● **Information shown**
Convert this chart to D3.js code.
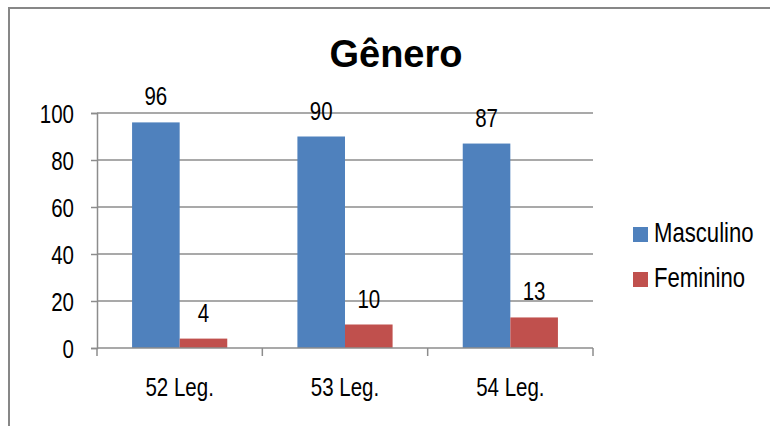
<!DOCTYPE html>
<html>
<head>
<meta charset="utf-8">
<script src="https://cdn.jsdelivr.net/npm/d3@7"></script>
<style>
  html, body { margin: 0; padding: 0; background: #fff; }
  svg { display: block; }
  .lbl { font-family: "Liberation Sans", Arial, sans-serif; fill: #000; }
</style>
</head>
<body>
<svg id="chart" width="770" height="426"></svg>
<script>
// Chart data
const categories = ["52 Leg.", "53 Leg.", "54 Leg."];
const seriesNames = ["Masculino", "Feminino"];
const masculino = [96, 90, 87];
const feminino = [4, 10, 13];
const yTicks = [0, 20, 40, 60, 80, 100];
const titleText = "Gênero";

const colors = { Masculino: "#4f81bd", Feminino: "#c0504d" };
const seriesValues = { Masculino: masculino, Feminino: feminino };

const svg = d3.select("#chart");
const W = 770, H = 426;
const plot = { left: 97, right: 593, top: 113, bottom: 348 };
const gridColor = "#8c8c8c";

// condense label glyphs horizontally (narrow sans look):
// move the text's anchor point into a transform, then squeeze x
function narrow(sel, k = 0.82) {
  sel.each(function () {
    const t = d3.select(this);
    const x = +t.attr("x") || 0;
    const y = +t.attr("y") || 0;
    t.attr("x", 0).attr("y", 0)
     .attr("transform", `translate(${x},${y}) scale(${k},1)`);
  });
}

// outer frame
svg.append("rect")
  .attr("x", 9).attr("y", 8)
  .attr("width", W + 10).attr("height", H + 10)
  .attr("fill", "none").attr("stroke", "#878787").attr("stroke-width", 2);

const x0 = d3.scaleBand().domain(categories).range([plot.left, plot.right]).padding(0);
const x1 = d3.scaleBand().domain(seriesNames).range([0, x0.bandwidth()])
  .paddingInner(0).paddingOuter(0.737);
const y = d3.scaleLinear().domain([0, 100]).range([plot.bottom, plot.top]);

// horizontal gridlines
svg.append("g").selectAll("line").data(yTicks.filter(d => d > 0)).join("line")
  .attr("x1", plot.left).attr("x2", plot.right)
  .attr("y1", d => y(d)).attr("y2", d => y(d))
  .attr("stroke", gridColor).attr("stroke-width", 1.5);

// y axis
const yAxis = svg.append("g").attr("transform", `translate(${plot.left},0)`)
  .call(d3.axisLeft(y).tickValues(yTicks).tickSize(6).tickPadding(17).tickFormat(d3.format("d")));
yAxis.select(".domain").attr("stroke", gridColor).attr("stroke-width", 1.5);
yAxis.selectAll(".tick line").attr("stroke", gridColor).attr("stroke-width", 1.5);
yAxis.selectAll(".tick text").attr("class", "lbl").attr("font-size", 25).attr("dy", "0.36em")
  .call(narrow);

// bars
const groups = svg.append("g").selectAll("g").data(categories).join("g")
  .attr("transform", d => `translate(${x0(d)},0)`);

groups.selectAll("rect")
  .data((c, i) => seriesNames.map(s => ({ s, v: seriesValues[s][i] })))
  .join("rect")
  .attr("x", d => x1(d.s))
  .attr("width", x1.bandwidth())
  .attr("y", d => y(d.v))
  .attr("height", d => y(0) - y(d.v))
  .attr("fill", d => colors[d.s]);

// value labels
groups.selectAll("text")
  .data((c, i) => seriesNames.map(s => ({ s, v: seriesValues[s][i] })))
  .join("text")
  .attr("class", "lbl")
  .attr("font-size", 25)
  .attr("text-anchor", "middle")
  .attr("x", d => x1(d.s) + x1.bandwidth() / 2)
  .attr("y", d => y(d.v) - 17)
  .text(d => d.v)
  .call(narrow);

// x axis
const xAxis = svg.append("g").attr("transform", `translate(0,${plot.bottom})`)
  .call(d3.axisBottom(x0).tickSize(0).tickPadding(0));
xAxis.select(".domain").remove();
xAxis.append("line").attr("x1", plot.left).attr("x2", plot.right)
  .attr("stroke", gridColor).attr("stroke-width", 1.5);
const bounds = [plot.left].concat(categories.map(c => x0(c) + x0.bandwidth()));
xAxis.selectAll(".bound").data(bounds).join("line").attr("class", "bound")
  .attr("x1", d => d).attr("x2", d => d).attr("y1", 0).attr("y2", 8)
  .attr("stroke", gridColor).attr("stroke-width", 1.5);
xAxis.selectAll(".tick text").attr("class", "lbl").attr("font-size", 25)
  .attr("dy", 0).attr("y", 48)
  .call(narrow);

// title
svg.append("text")
  .attr("x", 396).attr("y", 67)
  .attr("text-anchor", "middle")
  .attr("font-family", "'Liberation Sans', Arial, sans-serif")
  .attr("font-weight", "bold")
  .attr("font-size", 38)
  .text(titleText);

// legend
const legend = svg.append("g").selectAll("g").data(seriesNames).join("g")
  .attr("transform", (d, i) => `translate(633,${242 + i * 45})`);
legend.append("rect").attr("x", 0).attr("y", -15).attr("width", 15).attr("height", 15)
  .attr("fill", d => colors[d]);
legend.append("text").attr("class", "lbl").attr("x", 21).attr("y", 0)
  .attr("font-size", 27).text(d => d)
  .call(narrow);
</script>
</body>
</html>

● **Problem description**
State the count of lines above containing the string "this", and add nothing to it.

● **The reply**
2